Из прошлого: Между двумя войнами. 1914-1936 - [41]
31-го движение по северной железнодорожной сети становится невозможным. Бассейн Па-де-Кале, запасы которого поддерживались на высоком уровне благодаря интенсивной добыче, не может отправлять уголь. Большие французские города познали ужасную беду. Мэр Нанси вынужден закрыть многие школы. Лотарингская электрическая компания, снабжающая энергией военные заводы, заявила, что ее запасы подходят к концу. В Лионе в результате снегопада были остановлены не только угольные транспорты, но и транспорты с зерном и мукой. Задержка с голосованием закона о повышении заработной платы железнодорожникам раздражает переутомленный персонал; многие машинисты больны; замерзают паровозные котлы. 3 февраля я совсем потерял надежду на потепление. Семьи, привыкшие к достатку, дежурят у народных магазинов, чтобы получить мешки по десять кило; у дверей магазинов удлиняются очереди. Были случаи, когда лопались рельсы. В каменноугольных копях севера застряло около трех тысяч груженых вагонов. Сотня поездов на запасных путях не может быть сдвинута за неимением паровозов. Вход в порты запрещен из-за немецких мин. Военные заводы объявляют о скором своем закрытии. На 12 февраля положение с судоходством не улучшилось.
Между тем надо любой ценой спасти электростанции Парижа и предместий, которые снабжают энергией большую часть военных заводов, то есть приблизительно 40 процентов общего производства вооружения Франции: боеприпасов, пушек, танков, тяжелых тракторов.

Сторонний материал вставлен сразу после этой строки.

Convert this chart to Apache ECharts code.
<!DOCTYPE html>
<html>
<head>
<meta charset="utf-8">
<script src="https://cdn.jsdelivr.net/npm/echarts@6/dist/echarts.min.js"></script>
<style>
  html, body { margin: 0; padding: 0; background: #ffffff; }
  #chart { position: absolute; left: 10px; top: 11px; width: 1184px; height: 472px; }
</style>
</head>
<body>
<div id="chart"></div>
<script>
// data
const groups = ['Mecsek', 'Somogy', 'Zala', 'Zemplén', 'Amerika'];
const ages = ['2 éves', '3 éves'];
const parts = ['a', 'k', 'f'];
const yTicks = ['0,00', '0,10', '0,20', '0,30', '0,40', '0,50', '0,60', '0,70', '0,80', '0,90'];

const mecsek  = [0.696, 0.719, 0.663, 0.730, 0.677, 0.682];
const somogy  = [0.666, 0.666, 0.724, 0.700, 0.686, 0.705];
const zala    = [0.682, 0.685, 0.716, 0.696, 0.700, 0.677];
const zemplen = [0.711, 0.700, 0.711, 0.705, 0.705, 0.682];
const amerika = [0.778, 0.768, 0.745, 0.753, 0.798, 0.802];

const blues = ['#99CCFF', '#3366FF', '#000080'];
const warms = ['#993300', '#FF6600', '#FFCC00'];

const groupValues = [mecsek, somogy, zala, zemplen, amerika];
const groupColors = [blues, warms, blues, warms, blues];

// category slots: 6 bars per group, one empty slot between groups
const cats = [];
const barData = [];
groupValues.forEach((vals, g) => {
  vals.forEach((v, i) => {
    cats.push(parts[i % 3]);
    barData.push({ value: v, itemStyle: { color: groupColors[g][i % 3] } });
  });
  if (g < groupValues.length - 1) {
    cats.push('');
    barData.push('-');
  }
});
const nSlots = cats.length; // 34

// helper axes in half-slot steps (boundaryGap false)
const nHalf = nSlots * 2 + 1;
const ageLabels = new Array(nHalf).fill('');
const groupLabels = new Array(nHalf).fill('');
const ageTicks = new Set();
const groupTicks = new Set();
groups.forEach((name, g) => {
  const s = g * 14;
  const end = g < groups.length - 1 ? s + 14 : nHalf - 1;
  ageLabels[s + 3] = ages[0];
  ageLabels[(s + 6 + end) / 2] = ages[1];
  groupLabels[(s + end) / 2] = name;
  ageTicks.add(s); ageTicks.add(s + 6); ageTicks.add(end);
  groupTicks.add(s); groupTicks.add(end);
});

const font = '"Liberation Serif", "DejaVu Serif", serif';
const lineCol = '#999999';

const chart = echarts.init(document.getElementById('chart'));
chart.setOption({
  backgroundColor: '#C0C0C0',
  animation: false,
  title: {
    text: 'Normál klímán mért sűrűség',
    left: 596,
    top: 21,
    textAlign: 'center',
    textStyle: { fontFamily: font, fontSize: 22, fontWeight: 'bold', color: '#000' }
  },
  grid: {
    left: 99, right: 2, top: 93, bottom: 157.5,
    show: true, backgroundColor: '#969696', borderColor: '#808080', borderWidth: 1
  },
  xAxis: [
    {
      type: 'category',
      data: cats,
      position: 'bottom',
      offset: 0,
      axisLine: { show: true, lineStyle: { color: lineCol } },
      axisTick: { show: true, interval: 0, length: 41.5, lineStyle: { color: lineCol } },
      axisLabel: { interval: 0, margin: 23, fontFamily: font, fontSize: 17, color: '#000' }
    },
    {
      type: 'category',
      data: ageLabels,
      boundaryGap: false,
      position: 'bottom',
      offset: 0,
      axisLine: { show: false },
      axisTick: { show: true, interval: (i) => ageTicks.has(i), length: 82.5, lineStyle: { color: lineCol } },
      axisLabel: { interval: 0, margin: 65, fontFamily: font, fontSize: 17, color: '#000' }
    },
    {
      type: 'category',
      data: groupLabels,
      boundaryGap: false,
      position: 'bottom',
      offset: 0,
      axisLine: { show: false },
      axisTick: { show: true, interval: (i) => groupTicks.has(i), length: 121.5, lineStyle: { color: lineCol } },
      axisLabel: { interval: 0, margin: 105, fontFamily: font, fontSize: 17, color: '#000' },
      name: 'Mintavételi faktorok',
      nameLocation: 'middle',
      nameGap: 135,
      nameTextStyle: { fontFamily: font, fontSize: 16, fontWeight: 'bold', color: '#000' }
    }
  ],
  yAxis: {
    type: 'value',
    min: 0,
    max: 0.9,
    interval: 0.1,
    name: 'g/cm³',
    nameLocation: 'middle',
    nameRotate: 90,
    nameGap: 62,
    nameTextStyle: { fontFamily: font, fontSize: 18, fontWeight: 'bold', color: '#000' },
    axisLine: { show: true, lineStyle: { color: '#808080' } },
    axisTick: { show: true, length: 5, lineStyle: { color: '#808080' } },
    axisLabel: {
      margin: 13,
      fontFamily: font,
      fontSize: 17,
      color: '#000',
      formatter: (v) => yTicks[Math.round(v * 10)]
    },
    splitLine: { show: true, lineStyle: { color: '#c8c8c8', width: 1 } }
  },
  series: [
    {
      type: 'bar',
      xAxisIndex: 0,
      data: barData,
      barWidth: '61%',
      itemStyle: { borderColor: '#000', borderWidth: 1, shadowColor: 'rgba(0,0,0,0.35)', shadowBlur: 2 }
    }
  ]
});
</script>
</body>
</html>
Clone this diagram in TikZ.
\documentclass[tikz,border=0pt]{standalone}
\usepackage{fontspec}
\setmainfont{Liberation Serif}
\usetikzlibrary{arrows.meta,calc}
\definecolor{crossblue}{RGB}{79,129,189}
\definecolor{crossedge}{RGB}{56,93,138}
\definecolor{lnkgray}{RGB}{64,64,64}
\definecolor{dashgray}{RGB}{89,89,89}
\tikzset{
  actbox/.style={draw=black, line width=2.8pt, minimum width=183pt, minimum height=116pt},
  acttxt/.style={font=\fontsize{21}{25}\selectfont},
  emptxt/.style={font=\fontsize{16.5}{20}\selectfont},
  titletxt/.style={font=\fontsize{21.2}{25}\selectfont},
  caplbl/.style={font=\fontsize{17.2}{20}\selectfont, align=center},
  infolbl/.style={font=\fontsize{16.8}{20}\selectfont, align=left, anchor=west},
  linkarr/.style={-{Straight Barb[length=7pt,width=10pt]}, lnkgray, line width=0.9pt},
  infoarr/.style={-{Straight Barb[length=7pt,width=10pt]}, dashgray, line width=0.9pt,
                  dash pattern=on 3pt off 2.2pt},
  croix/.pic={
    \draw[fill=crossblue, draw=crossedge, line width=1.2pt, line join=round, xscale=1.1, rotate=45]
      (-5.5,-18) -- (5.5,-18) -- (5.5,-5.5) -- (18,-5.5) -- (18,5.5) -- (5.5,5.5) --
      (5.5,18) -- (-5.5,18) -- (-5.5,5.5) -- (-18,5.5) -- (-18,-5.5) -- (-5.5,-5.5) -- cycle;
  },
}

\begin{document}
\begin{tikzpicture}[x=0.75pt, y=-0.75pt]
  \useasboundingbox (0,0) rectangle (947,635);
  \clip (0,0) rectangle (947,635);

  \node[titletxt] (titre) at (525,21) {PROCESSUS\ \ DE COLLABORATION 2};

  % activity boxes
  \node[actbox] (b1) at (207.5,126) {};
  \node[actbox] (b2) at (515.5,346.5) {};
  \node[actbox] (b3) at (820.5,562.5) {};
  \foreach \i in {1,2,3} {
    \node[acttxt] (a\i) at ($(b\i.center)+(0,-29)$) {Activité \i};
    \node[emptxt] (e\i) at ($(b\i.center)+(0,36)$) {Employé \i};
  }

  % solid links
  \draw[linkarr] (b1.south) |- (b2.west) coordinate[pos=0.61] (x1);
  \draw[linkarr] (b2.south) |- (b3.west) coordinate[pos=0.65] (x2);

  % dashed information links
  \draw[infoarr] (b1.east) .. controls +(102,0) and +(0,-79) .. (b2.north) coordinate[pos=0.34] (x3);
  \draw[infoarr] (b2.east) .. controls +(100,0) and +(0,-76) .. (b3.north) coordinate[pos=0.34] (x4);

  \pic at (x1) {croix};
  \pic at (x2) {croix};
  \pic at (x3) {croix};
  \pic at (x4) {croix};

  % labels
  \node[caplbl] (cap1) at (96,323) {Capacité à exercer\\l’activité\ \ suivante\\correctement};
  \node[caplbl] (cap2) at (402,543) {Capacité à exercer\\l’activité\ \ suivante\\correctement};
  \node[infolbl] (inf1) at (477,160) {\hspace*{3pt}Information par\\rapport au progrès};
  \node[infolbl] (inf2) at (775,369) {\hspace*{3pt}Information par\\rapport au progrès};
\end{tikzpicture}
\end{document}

На этих заводах занято 200 тысяч рабочих. Расходы армий растут со дня на день. Только 15 февраля потеплело. Чудесное солнце! По крайней мере тысячетонное солнце! Я вздохнул; я даже осмелился спать, рискуя лишиться разговора с ночным сторожем, чиновником негордым: он останавливался перед моим рабочим столом, тихонько покачивая свой фонарь; его философские высказывания склоняли меня к покорности судьбе в этом обширном кабинете, утонувшем в тени, куда в результате какого-то удивительного, в силу моего невежества, явления природы доносился рев пушек с фронта.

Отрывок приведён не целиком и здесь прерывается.